As well as sounding like an anachronistic Broadway show, Dreamgirls looks like one, too. It's a brightly lit, plastic-coated approximation of an era, which would be acceptable in a theatre or a nostalgia-themed burger restaurant, and acceptable in a film which is set in a heightened fantasy world, à la Moulin Rouge. But it's not acceptable in a film which wants to document Black American history: when the Detroit riots are flattened to a stylised backdrop, something's not quite right. Bill Condon, the writer-director, did a much cleverer job as the screenwriter of Chicago. He got over the why-are-all-these-people-crooning problem by having the song and dance numbers take place in the heroine's showbiz-addled imagination, whereas Dreamgirls doesn't have any such internal logic. Initially, the characters sing only when they're on stage. But then, after 50 minutes, they suddenly burst into light opera in the middle of an argument, hollering lines such as, "You're self-absorbed and unprofessional" at each other.

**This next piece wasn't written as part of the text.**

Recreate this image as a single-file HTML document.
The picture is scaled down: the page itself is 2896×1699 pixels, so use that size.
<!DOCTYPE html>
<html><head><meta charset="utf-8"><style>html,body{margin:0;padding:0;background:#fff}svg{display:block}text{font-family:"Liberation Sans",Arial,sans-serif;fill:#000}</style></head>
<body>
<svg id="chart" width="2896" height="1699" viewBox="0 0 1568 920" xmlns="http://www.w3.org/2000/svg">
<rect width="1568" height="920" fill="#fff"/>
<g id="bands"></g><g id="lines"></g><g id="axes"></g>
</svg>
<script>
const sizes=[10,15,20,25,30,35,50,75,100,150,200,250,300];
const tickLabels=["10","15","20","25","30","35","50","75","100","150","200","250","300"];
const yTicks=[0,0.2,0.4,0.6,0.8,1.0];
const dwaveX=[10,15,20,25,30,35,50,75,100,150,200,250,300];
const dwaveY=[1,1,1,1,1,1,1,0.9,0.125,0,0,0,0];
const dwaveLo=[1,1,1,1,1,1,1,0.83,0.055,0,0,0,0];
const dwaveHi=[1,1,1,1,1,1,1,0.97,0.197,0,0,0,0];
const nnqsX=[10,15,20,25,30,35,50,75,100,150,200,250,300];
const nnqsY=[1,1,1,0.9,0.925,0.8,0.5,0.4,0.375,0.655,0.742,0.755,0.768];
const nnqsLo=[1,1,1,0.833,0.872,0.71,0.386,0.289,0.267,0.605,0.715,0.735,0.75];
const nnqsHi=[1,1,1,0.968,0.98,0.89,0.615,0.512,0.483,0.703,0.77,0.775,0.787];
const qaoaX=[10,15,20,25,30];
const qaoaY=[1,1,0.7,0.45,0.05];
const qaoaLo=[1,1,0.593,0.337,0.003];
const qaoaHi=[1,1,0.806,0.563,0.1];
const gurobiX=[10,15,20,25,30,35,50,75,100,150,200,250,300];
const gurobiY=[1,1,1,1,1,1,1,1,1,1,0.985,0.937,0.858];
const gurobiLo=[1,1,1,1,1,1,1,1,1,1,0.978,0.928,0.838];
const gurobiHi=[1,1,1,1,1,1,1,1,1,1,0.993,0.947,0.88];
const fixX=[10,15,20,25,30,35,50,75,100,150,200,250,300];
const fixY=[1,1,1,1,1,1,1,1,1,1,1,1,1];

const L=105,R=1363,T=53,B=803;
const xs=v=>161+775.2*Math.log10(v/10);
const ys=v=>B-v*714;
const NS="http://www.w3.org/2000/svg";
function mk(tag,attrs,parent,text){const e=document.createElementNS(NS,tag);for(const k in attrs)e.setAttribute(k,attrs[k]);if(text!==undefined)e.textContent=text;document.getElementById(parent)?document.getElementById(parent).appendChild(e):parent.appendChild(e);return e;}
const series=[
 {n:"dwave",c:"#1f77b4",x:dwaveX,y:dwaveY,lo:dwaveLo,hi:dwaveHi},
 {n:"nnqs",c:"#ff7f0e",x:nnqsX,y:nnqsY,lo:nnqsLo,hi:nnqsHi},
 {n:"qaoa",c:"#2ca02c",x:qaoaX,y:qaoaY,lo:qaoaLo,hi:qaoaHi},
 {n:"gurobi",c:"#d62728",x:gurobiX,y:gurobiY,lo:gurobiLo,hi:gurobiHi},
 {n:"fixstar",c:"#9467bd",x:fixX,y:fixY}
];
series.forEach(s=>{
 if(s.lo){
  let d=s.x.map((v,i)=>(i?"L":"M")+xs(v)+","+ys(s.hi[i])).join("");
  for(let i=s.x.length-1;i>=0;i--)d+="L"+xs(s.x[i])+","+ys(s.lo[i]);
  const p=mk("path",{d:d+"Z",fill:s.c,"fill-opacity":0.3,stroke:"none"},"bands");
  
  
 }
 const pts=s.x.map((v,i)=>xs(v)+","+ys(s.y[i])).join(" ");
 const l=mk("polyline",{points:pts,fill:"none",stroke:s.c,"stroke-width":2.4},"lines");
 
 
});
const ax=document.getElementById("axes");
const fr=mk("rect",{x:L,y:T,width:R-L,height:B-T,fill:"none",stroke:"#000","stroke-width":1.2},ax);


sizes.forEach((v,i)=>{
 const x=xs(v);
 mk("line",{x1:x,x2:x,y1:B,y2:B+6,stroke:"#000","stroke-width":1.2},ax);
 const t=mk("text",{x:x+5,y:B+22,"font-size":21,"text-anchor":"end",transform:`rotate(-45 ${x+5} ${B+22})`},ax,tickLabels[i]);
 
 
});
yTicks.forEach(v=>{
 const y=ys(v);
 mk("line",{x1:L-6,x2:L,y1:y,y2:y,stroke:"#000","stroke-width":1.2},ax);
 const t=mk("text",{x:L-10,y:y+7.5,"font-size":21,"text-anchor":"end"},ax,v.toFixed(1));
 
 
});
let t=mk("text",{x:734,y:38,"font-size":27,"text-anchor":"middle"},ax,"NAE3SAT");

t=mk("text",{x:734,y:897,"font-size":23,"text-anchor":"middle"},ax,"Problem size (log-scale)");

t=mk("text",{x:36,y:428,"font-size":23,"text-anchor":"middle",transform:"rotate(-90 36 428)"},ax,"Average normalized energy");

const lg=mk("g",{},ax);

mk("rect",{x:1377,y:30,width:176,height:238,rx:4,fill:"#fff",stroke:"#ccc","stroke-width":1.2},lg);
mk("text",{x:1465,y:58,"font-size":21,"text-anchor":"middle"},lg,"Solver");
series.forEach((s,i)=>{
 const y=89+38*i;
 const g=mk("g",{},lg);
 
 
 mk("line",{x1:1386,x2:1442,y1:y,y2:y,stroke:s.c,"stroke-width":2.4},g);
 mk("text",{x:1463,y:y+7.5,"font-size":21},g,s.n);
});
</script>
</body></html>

It's a pity that someone didn't just throw out Eyen and Krieger's musical and make a proper Motown docudrama. That way, we'd have catchier songs, edgier stories and more dynamic personalities: in Dreamgirls, every character is as shiny, thin and cardboard as an album cover. When the Oscar nominations were announced, there was some muttering about whether Murphy and Hudson were too pivotal to be in the Best Supporting Actor and Actress Categories. But in fact everyone in the film is a Supporting Actor or Actress, because no character has enough individuality or screen-time to count as a lead role. Beyoncé looks fantastic in 847 different outfits, but she doesn't do any more acting than she does in her videos. Murphy jolts the film into life whenever he's onscreen - which isn't often - but it's the same performance as he gave in The Nutty Professor. As for Hudson, she's the one with the Cinderella story of being scorned by Simon Cowell on American Idol, but maybe Cowell had a point. All she proves in Dreamgirls is that she can belt out a tune loud enough to wake up the deepest sleeper. Otherwise, Dreamgirls would have its audience nodding off.